Steinberg recounts that moment of Jackson’s among many other stories in his 2012 book You Were Never in Chicago, which I read recently and reviewed over at Escape into Life. It’s one of many memorable tales Steinberg brings to life in the book, which took me down memory lane—both as a journalist and as an adoptive Chicagoan—while also teaching me more about the history of the city I love.

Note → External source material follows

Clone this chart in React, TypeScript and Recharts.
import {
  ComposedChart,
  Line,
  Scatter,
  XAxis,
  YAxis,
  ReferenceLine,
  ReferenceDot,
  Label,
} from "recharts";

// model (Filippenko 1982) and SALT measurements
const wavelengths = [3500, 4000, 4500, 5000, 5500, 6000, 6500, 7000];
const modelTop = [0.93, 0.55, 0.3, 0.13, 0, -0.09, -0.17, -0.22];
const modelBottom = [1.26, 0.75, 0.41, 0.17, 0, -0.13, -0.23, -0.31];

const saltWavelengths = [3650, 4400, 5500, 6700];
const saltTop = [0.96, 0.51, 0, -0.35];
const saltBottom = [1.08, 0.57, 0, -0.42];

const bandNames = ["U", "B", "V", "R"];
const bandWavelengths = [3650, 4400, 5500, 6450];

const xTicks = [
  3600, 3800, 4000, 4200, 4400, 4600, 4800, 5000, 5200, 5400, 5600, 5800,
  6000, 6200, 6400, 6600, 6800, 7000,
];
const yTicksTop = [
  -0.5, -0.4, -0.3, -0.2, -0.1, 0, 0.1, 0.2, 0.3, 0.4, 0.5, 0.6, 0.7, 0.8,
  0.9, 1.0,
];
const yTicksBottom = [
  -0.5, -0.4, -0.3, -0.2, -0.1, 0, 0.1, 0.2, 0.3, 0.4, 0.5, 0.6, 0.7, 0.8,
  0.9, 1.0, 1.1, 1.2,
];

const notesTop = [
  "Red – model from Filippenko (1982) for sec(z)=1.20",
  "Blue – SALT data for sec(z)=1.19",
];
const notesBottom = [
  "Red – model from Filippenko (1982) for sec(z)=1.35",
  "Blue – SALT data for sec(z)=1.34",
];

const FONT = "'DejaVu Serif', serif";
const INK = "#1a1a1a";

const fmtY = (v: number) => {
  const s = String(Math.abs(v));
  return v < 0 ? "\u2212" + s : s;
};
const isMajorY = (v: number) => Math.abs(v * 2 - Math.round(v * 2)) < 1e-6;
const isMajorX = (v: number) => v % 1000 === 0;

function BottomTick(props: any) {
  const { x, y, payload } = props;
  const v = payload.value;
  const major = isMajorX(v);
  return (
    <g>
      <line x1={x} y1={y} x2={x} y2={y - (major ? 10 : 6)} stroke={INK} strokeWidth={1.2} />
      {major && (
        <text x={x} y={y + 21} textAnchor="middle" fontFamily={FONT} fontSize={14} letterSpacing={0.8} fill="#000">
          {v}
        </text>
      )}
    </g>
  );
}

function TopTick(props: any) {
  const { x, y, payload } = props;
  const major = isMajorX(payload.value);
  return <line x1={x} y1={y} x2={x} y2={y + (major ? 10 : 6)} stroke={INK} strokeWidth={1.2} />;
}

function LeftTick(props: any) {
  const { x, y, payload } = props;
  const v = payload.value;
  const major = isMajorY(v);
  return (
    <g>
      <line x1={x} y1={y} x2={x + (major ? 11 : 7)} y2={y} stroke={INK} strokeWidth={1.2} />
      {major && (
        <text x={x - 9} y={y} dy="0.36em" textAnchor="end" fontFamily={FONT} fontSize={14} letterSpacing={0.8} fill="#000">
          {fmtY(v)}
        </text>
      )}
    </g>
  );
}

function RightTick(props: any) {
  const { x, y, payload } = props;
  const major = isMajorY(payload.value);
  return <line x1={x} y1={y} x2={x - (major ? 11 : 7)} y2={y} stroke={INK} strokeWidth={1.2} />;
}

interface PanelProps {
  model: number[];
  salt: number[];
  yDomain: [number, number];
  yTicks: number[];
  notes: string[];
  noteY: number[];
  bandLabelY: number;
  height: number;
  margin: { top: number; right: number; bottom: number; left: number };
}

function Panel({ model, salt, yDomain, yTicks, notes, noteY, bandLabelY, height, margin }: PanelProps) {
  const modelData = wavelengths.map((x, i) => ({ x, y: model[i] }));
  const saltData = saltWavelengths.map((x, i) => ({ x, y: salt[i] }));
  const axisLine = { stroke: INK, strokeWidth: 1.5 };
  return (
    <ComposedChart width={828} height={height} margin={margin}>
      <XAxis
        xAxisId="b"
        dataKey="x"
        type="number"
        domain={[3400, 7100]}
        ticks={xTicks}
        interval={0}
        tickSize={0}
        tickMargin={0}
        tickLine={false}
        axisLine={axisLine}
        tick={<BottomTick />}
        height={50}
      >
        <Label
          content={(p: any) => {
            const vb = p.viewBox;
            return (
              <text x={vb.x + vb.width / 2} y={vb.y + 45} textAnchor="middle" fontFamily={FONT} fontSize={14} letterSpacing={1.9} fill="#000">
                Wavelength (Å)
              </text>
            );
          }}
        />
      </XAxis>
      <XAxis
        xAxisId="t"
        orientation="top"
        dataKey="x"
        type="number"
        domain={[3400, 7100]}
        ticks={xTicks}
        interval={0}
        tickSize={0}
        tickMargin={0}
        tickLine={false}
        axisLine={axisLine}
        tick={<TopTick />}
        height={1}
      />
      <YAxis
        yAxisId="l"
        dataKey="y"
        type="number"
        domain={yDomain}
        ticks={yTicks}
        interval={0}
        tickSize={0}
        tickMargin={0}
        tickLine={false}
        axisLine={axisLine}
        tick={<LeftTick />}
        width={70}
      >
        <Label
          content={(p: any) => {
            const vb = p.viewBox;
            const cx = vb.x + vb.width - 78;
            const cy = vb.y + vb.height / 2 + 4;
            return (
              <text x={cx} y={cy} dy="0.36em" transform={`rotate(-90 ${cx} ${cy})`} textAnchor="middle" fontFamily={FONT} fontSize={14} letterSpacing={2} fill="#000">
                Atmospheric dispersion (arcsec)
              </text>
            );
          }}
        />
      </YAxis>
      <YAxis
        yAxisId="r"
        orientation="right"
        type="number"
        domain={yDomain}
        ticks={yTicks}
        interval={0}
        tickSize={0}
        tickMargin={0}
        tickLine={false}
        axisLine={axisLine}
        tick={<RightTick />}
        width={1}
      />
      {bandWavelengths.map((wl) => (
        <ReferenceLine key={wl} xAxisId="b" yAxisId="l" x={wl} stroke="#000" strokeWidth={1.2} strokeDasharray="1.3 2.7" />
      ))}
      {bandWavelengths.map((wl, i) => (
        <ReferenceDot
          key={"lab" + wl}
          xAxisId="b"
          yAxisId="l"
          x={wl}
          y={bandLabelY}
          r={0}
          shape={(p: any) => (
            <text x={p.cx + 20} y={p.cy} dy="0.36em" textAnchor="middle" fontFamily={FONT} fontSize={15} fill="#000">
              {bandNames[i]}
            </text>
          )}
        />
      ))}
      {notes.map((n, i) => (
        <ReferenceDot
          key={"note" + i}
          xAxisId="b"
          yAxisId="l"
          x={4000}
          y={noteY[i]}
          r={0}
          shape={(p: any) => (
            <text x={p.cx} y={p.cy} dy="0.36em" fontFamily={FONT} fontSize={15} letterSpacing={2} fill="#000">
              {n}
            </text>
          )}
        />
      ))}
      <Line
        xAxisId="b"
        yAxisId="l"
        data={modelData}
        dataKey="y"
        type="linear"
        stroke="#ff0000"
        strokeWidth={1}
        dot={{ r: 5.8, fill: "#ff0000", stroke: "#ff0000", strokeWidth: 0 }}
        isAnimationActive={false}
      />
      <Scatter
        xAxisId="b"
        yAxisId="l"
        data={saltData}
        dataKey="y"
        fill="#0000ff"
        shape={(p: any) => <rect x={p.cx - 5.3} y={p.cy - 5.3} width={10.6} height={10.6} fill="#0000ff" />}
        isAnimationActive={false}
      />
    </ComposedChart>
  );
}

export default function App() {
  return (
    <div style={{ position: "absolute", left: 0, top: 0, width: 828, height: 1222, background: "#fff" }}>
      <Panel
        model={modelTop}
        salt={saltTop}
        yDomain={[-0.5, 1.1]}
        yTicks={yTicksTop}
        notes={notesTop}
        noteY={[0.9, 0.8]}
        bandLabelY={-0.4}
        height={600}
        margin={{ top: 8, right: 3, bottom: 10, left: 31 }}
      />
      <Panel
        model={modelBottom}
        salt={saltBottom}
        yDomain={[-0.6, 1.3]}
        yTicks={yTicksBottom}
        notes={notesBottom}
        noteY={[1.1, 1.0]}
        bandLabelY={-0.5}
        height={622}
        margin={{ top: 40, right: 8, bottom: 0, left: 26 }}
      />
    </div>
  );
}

Reading the book made me think of my mom, from whom I first learned to love the city. She grew up in Chicago, the daughter of immigrants, and never really embraced rural Illinois, where she moved to raise her family after marrying my dad. Mom’s heart was always in Chicago, and perhaps it was inevitable that I would make my way to the city after college. We visited regularly when I was growing up, driving 100 miles to visit the Merchandise Mart, where my mom would scout new products for the lawn and garden furnishings business she ran from our home, or to catch the after-Christmas ornament sales at Marshall Field’s flagship store on State Street.
I still have some of the ornaments we bought together. They remind me of Mom and childhood, and those shopping excursions, and I wrap and unwrap them ever so carefully each year, knowing that to drop and break one would mean losing a precious thread that connects me to those memories.

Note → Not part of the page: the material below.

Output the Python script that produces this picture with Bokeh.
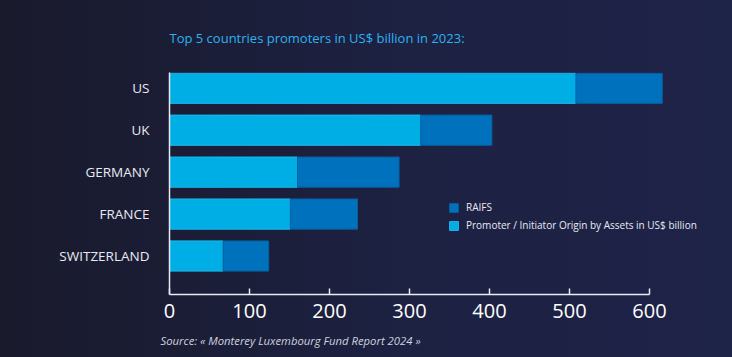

Steinberg’s book also reminded me of another one I’ve not yet read, but want to: The Defender, Ethan Michaeli’s history of the black newspaper that is a Chicago institution. I’ve yet to buy that one, but while I was thinking about it recently I came across Langston Hughes and the Chicago Defender, a compilation of essays that Hughes wrote over a 20-year period as a Defender columnist. Edited by Christopher C. De Santis, it’s a wonderful introduction to Hughes’ thoughts and writing on race and politics. I was struck—and a bit saddened—by how many of his observations still ring true. For example:The Negro neighborhoods are, too often, the neighborhoods of the poor. That is why hunger, prostitution, and crime are so frequently blamed on color rather than on poverty. That is why, too, neither of the major political parties, no matter what their promises of civil rights, can really solve our problems. Our basic problems are not color, but poverty. If all of us were to turn white overnight, 90% of us would be poor whites.”

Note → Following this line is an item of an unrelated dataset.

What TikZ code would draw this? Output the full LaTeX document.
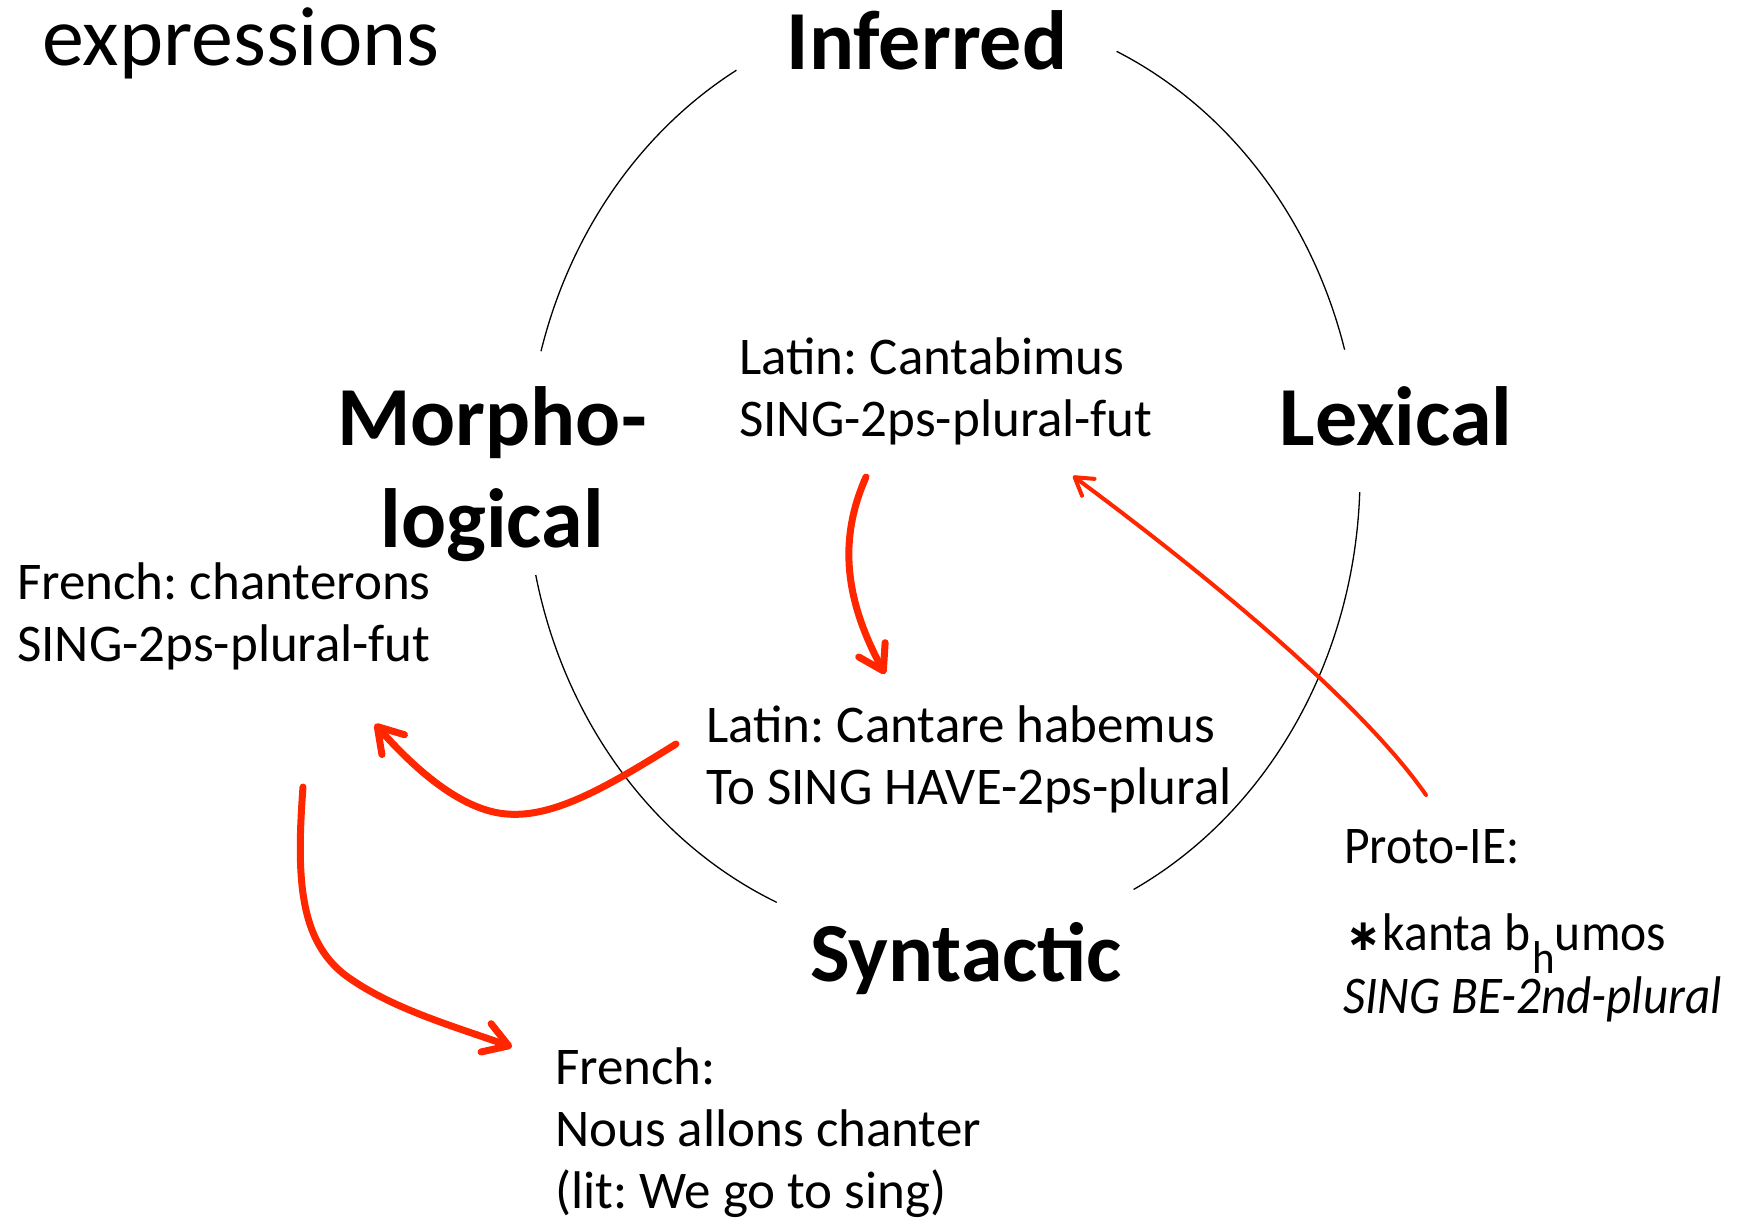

That’s from a 1948 essay titled “U.S. Likes Nazis and Franco Better than its own Negroes.” It’s just one of many passages that resonated for me.
Perhaps what I liked best about the book, though, were Hughes’ essays on art and culture. From Josephine Baker and Duke Ellington, to the everyday music of Harlem’s streets and living rooms, his writing sings the rhythm and power and beauty of the arts.
Then, through the smoke and racket of the noisy Chicago bar float Louisiana bayous, muddy old swamps, Mississippi dust and sun, cotton fields, lonesome roads, train whistles in the night, mosquitoes at dawn, and the Rural Free Delivery that never brings the right letter. All these things cry through the strings on Memphis Minnie’s electric guitar, amplified to machine proportions—a musical version of electric welders plus a rolling mill.
That passage is from “Music at Year’s End,” 1943. Read the book. You won’t be sorry.